As they promised, the European Commission has now published its update to its contingency plan for No Deal – 14 legal measures. This document is here.

(1) The Commission repeats its prior position – the EU no deal measures are unilateral, limited and temporary. Adds that they will not apply to Gibraltar.

(2) Re UK nationals in the EU Bloc, the Commission repeats its prior position that they should get residence permits. Silence re acquired rights.

(3) The Commission will issue guidance on social security coordination.

(4) Re Financial Services, the Commission will use its own secondary law powers to immediately adopt unilateral measures. Two of these were already announced.

EU bloc firms will be permitted one year access to derivatives clearing houses in the UK, and two years access to central securities depositories in the UK that settle trades (already announced), and a year-long window will be opened for EU bloc organisations to change the contractual terms of over the counter derivatives.

(5) Re Aviation and International Road Haulage, two legal acts will allow airlines to fly point to point between UK and European cities, the most basic form of landing rights. Aviation safety certificates are also temporarily extended. [these measures were already announced]

[still no measures for ownership rights, an extremely difficult problem for the International Airlines Group (Aer Lingus, British Airways, Iberia and Vueling), which falls below the threshold to maintain its EU flying licences]

9 months of permit-free commercial road haulage, if reciprocal.

(6) Re Trade in Goods, the Commission confirms that general rules will apply, ie tariffs and non-tariff barriers. Adopts an immediate change to EU customs law and proposes a law on exports of dual use goods to the UK (civil goods with military uses).

Time limits are adjusted for customs declarations, but there are no special waivers to help with ro-to ferries at ports.

(7) Re EU Climate Change Policy, the Commission will immediately adopt three measures to take account of Brexit, one applies from January 2019 already.

FURTHER INFORMATION IS SET OUT IN THIS Q&A here.

I will add this document and the global ENV and OHS relevant legal measures to the Brexit Law List in Cardinal Environment EHS Legislation Registers & Checklists.

Food and Drink Waste Hierarchy (England)

DEFRA today announced a new Food and Drink Waste Hierarchy, applicable in England.

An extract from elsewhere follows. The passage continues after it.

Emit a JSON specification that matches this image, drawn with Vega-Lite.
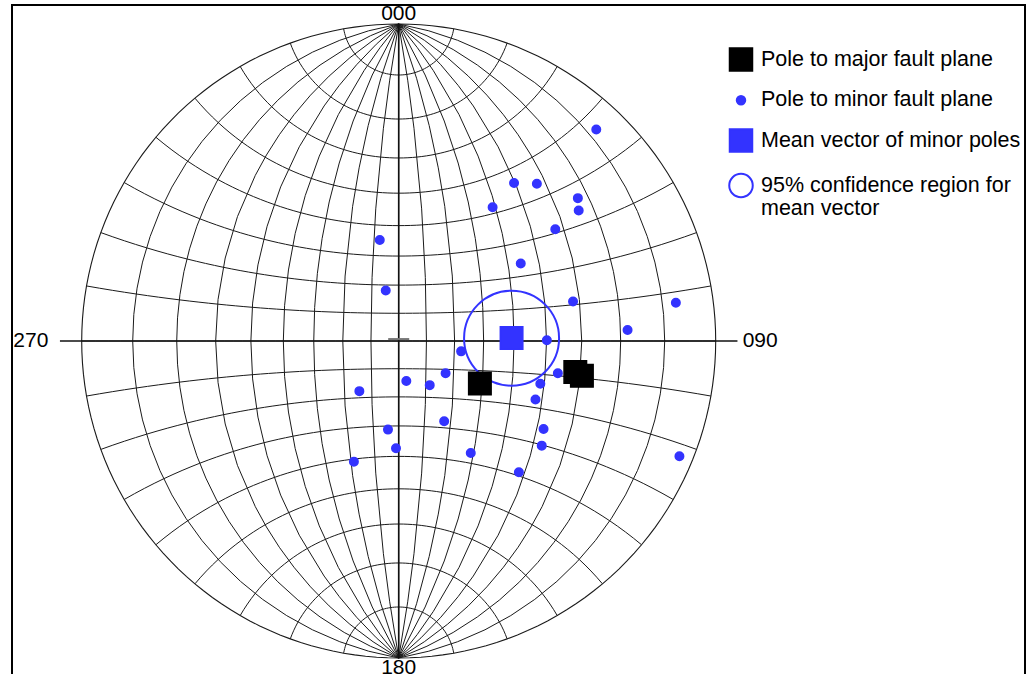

Scotland and Northern Ireland already have Food Waste rules, and Wales has stipulations to prevent down the drain disposal.

The (England) Food and Drink Waste Hierarchy is here.

The Hierarchy is as follows :

1 Prevent surplus and waste in your business.

2 Redistribute surplus food.

3 Make animal feed from former food.

4 Recycle your food waste – anaerobic digestion.

5 Recycle your food waste – composting.

6 Recycle your food waste – landspreading.

7 Incinerate to generate energy.

8 Incinerate without generating energy.

9 Send to landfill or sewer.

I will add to Cardinal Environment EHS Legislation Registers & Checklists.